At 13 years old, being gay or worrying about Jesus just doesn't cross your mind. You want to camp, play games, shoot a bow and arrow, row a canoe, roast marshmallows and be a kid. If you kid is more worried about sex and religion at that age, ya, I'd say they had a problem beyond the boy scouts.
But hey, if you are a parent and think the boy scouts are an evil institution, don't let your kids participate. I'm sure that will help them later on in life.
All their friends were doing something, but Mom and Dad wouldn't let them. Then the poor kids go around wondering what they did to make Mom and Dad keep them away from the scouts and their frields. Way to go overly politically correct morons! Thanks for making another damaged person for the world to have to deal with...
bronc (anonymous profile)
March 16, 2010 at 2:07 p.m. (Suggest removal)
Hatred is not letting little kids go camping (or learn archery or navigation, etc) with other little kids because they are different in some way, be it orientation (or perceived orientation) or their parent's religious beliefs or lack thereof. Pointing this out is not hatred. Any child that is deliberately kept from situations where he/she has to learn to get along with other people who are not like he/she is being put at a disadvantage. The real world awaits and there are all sorts of people in it.
dana33 (anonymous profile)
March 17, 2010 at 12:23 a.m. (Suggest removal)
I find it disturbing that the poor kids walking up State St during a 4th of July parade ( a few yrs ago) were subjected to jeers and boos by the people who claim the corner market on tolerance.
They kicked those children out of their discounted building in Manning Park, then laid into them during the parade. Hell, they ain't responsible for the BSA policies. But in typical Santa Barbara hippie (read Solstice sycophants) fashion, they took the brunt of the loud-mouthing by the activists on the curbs of State St.
I believe the justification of the eviction was due to a non discrimination policy by SB county. Fine; it's a private organization and as such, they can get the boot. But mature people wouldn't have attacked the children, but would have taken on the policies of the organization.

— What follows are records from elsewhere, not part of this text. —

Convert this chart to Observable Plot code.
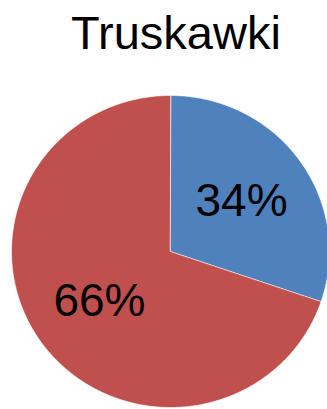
<!DOCTYPE html>
<html><head><meta charset="utf-8">
<script src="https://cdn.jsdelivr.net/npm/d3@7"></script>
<script src="https://cdn.jsdelivr.net/npm/@observablehq/plot@0.6"></script>
<style>html,body{margin:0;padding:0;background:#fff;overflow:hidden}</style>
</head><body><div id="chart"></div>
<script>
const title = "Truskawki";
const categories = ["Kategoria 1", "Kategoria 2"];
const shares = [30.2, 69.8];      // slice sizes as drawn in the picture
const labels = ["34%", "66%"];    // data labels as printed
const colors = ["#4F81BD", "#C0504D"];

const arcs = d3.pie().sort(null).value(d => d)(shares);
const outline = [];
arcs.forEach((a, i) => {
  outline.push({cat: categories[i], x: 0, y: 0});
  const n = Math.max(2, Math.ceil((a.endAngle - a.startAngle) / (Math.PI / 180)));
  for (let k = 0; k <= n; k++) {
    const t = a.startAngle + (a.endAngle - a.startAngle) * k / n;
    outline.push({cat: categories[i], x: Math.sin(t), y: Math.cos(t)});
  }
});
const labelPts = arcs.map((a, i) => {
  const m = (a.startAngle + a.endAngle) / 2;
  return {label: labels[i], x: 0.55 * Math.sin(m), y: 0.55 * Math.cos(m)};
});

const chart = Plot.plot({
  width: 327, height: 409, margin: 0,
  x: {domain: [-1, 1], range: [11, 329], axis: null},
  y: {domain: [-1, 1], range: [407, 95], axis: null},
  color: {domain: categories, range: colors},
  style: {fontFamily: "'Liberation Sans', Arial, sans-serif", background: "white"},
  marks: [
    Plot.line(outline, {x: "x", y: "y", z: "cat", fill: "cat", stroke: "white", strokeWidth: 0.6, curve: "linear-closed"}),
    Plot.text(labelPts, {x: "x", y: "y", text: "label", fontSize: 46, fill: "black"}),
    Plot.text([title], {frameAnchor: "top", dx: 12, dy: 48, lineAnchor: "bottom", fontSize: 47, fill: "black"})
  ]
});
document.getElementById("chart").appendChild(chart);
</script>
</body></html>
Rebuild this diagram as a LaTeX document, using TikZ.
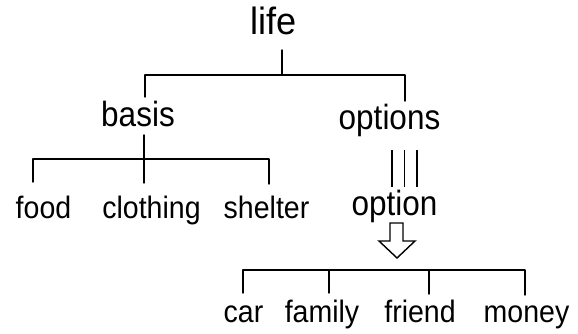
\documentclass[tikz,border=0pt]{standalone}
\usepackage{fontspec}
\setmainfont{Liberation Sans}
\begin{document}
\begin{tikzpicture}[x=1pt,y=-1pt,
  link/.style={line width=1.4pt,line cap=round,line join=round},
  toplabel/.style={anchor=base,inner sep=0pt,font=\fontsize{38}{38}\selectfont,xscale=0.95},
  midlabel/.style={anchor=base,inner sep=0pt,font=\fontsize{35}{35}\selectfont,xscale=0.9},
  leaflabel/.style={anchor=base,inner sep=0pt,font=\fontsize{31}{31}\selectfont,xscale=0.92},
  hollowarrow/.style={line width=1.4pt,line join=miter,fill=white}]
\useasboundingbox (0,0) rectangle (578,334);

% labels
\node[toplabel]  (life)     at (273.5,35)  {life};
\node[midlabel]  (basis)    at (138,127)   {basis};
\node[midlabel]  (options)  at (389.5,129) {options};
\node[leaflabel] (food)     at (43.5,218)  {food};
\node[leaflabel] (clothing) at (151.5,218) {clothing};
\node[leaflabel] (shelter)  at (266.5,218) {shelter};
\node[midlabel]  (option)   at (394.5,215) {option};
\node[leaflabel] (car)      at (243.5,322) {car};
\node[leaflabel] (family)   at (322,322)   {family};
\node[leaflabel] (friend)   at (420,322)   {friend};
\node[leaflabel] (money)    at (526.5,322) {money};

% junction points of the tree
\coordinate (lifeTop)  at (282,50);
\coordinate (lifeJ)    at (282,75);
\coordinate (lifeL)    at (145,75);
\coordinate (lifeR)    at (405,75);
\coordinate (basisIn)  at (145,97);
\coordinate (optsIn)   at (405,101);

\coordinate (basisTop) at (144,135);
\coordinate (basisL)   at (33,159);
\coordinate (basisR)   at (269,159);
\coordinate (foodIn)   at (33,182);
\coordinate (clothIn)  at (144,183);
\coordinate (shelIn)   at (269,184);

\coordinate (optL)     at (243,270);
\coordinate (optR)     at (525,270);
\coordinate (carIn)    at (243,293);
\coordinate (famTop)   at (329,270);
\coordinate (famIn)    at (329,293);
\coordinate (friTop)   at (429,270);
\coordinate (friIn)    at (429,294);
\coordinate (monIn)    at (525,295);

% life -> basis, options
\draw[link] (lifeTop) -- (lifeJ);
\draw[link] (basisIn) -- (lifeL) -- (lifeR) -- (optsIn);

% basis -> food, clothing, shelter
\draw[link] (basisTop) -- (clothIn);
\draw[link] (foodIn) -- (basisL) -- (basisR) -- (shelIn);

% options ||| option
\foreach \xx in {392,404.5,417}
  \draw[line width=1.4pt] (\xx,150) -- (\xx,187);

% hollow arrow from option down to its items
\draw[hollowarrow] (390,223) -- (403,223) -- (403,241) -- (415,241)
  -- (397,258) -- (379,241) -- (390,241) -- cycle;

% option -> car, family, friend, money
\draw[link] (carIn) -- (optL) -- (optR) -- (monIn);
\draw[link] (famTop) -- (famIn);
\draw[link] (friTop) -- (friIn);
\end{tikzpicture}
\end{document}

If I'm not mistaken, the same crap happened to our returning military in the Viet Nam war. Loudmouthed a-holes take it out on the draftees coming home. What an ugly corner to own in the market of tolerance.
azuresees (anonymous profile)
March 17, 2010 at 7:53 p.m. (Suggest removal)
Would those who think the government should interfere with the Boy Scouts' decision also be the same people who cry about "separation of church and state"?